But now the National Galleries of Scotland is finally putting female artists in the spotlight - after admitting most of them had been badly neglected.
Work by dozens of painters and sculptors drawn from an 80-year period will go on display from tomorrow under the first major showcase drawn from the national collections.
Celebrated figures like Joan Eardley, Phoebe Anne Traquair and Anne Redpath feature alongside lesser-known artists, such as Dorothy Johnstone, Agnes Miller Parker, Wilhemina Barns-Graham, Doris Zinkeisen and Norah Neilson Gray.
Galleries chiefs hope the exhibition, “Modern Scottish Women,” which has more than 90 paintings and sculptures, will revive interest in rarely-seen artists and shed new light on little-known achievements. The show will also reveal “the professional and personal challenges faced by the artists, and their triumphs in overcoming them.”
It recalls how women were all but excluded from artistic training in Scotland until the 19th century. Much was to change with the opening of the art schools in Glasgow and Edinburgh, in 1845 and 1908 respectively, although some female artists travelled to France for more progressive training.
The show explores how the Scottish Gallery, which opened in Edinburgh in 1897, was one of the first commercial galleries to actively promote work produced by women, who were also championed by the Scottish Modern Arts Association after its formation in 1906.

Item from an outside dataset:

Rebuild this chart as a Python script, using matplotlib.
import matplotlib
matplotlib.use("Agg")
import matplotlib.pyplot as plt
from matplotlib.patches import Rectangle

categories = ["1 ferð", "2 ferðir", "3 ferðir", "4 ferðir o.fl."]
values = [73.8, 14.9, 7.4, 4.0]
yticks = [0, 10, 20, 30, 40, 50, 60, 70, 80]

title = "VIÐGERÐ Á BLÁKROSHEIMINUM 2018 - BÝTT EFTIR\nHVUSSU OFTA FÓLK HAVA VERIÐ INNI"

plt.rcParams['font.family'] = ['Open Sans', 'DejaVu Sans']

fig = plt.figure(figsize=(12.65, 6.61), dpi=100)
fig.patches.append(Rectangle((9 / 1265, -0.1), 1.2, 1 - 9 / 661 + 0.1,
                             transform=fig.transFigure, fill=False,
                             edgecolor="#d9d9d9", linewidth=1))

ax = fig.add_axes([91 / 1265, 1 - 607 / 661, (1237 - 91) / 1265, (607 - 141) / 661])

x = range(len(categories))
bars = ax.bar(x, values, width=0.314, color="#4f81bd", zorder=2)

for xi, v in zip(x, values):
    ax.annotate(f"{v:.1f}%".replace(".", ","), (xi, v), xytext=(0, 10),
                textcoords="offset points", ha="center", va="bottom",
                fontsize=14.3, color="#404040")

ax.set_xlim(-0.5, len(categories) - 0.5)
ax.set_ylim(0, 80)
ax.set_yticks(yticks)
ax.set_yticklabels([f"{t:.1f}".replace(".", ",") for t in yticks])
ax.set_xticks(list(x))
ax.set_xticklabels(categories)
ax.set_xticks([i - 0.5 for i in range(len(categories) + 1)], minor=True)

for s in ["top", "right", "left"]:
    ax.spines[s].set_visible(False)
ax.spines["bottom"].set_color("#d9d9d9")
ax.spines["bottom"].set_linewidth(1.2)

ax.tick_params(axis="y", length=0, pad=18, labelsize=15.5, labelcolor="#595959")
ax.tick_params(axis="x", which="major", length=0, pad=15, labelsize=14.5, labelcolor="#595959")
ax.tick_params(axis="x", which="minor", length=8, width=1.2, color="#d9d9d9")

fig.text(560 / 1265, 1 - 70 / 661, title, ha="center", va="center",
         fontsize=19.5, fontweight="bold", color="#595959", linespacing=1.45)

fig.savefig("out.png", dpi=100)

However the Edinburgh-based Scottish Arts Club and the Glasgow Art Club - both set up in the 19th century - did not admit women until 1982 and 1983 respectively. It also took until 1944 for the Royal Scottish Academy - founded in 1826 - to elect a female artist.
Work by 45 painters and sculptors, some of whom have received little previous recognition of their work, will be showcased at the Scottish National Gallery of Modern Art in Edinburgh over the next seven months. The show covers the period from 1885-1965, from the appointment of Fra Newbery as director of Glasgow School of Art to the death of Redpath, who had risen to become the leading painter of her generation.

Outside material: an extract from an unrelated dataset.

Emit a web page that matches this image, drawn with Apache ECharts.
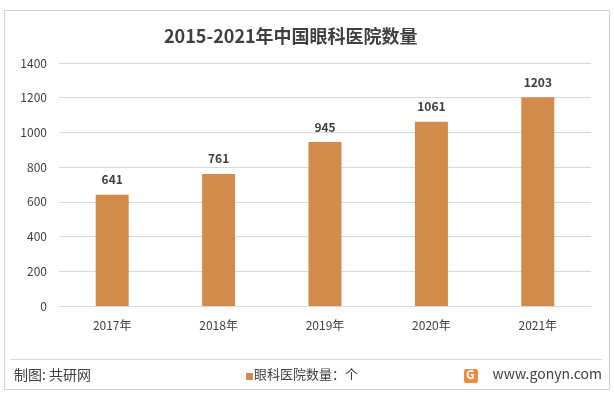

The exhibition looks at how female artists found opportunities by working through the two world wars, including Gray, a voluntary nurse who painted the Scottish Women’s Hospital near Paris when she was working there and sculptor Gertrude Alice Meredith Williams, who worked on Paisley’s war memorial and the national war memorial at Edinburgh Castle.
However Johnstone, who was appointed to the staff of Edinburgh College of Art, was forced to quit the post when she fell foul of “marriage bar” legislation, which prevented married women from holding full-time teaching positions. The show also explores how Cecile Walton’s divorce virtually ended her career and how Redpath stopped painting for two decades to raise her children.
Exhibition curator Alice Strang said: “When I was doing the research for our series on the Scottish Colourists a few years ago, the names of various female artists kept coming up around the fringes. I remember thinking: ‘Who are they and what were they up to in their own right?’
“We’ve tried to show better-known artists in a new way, but also introduce all sorts of others artists that people may not have come across but whose work is really worth seeing. Everything we’ve chosen is in there because it’s a really good work of art.”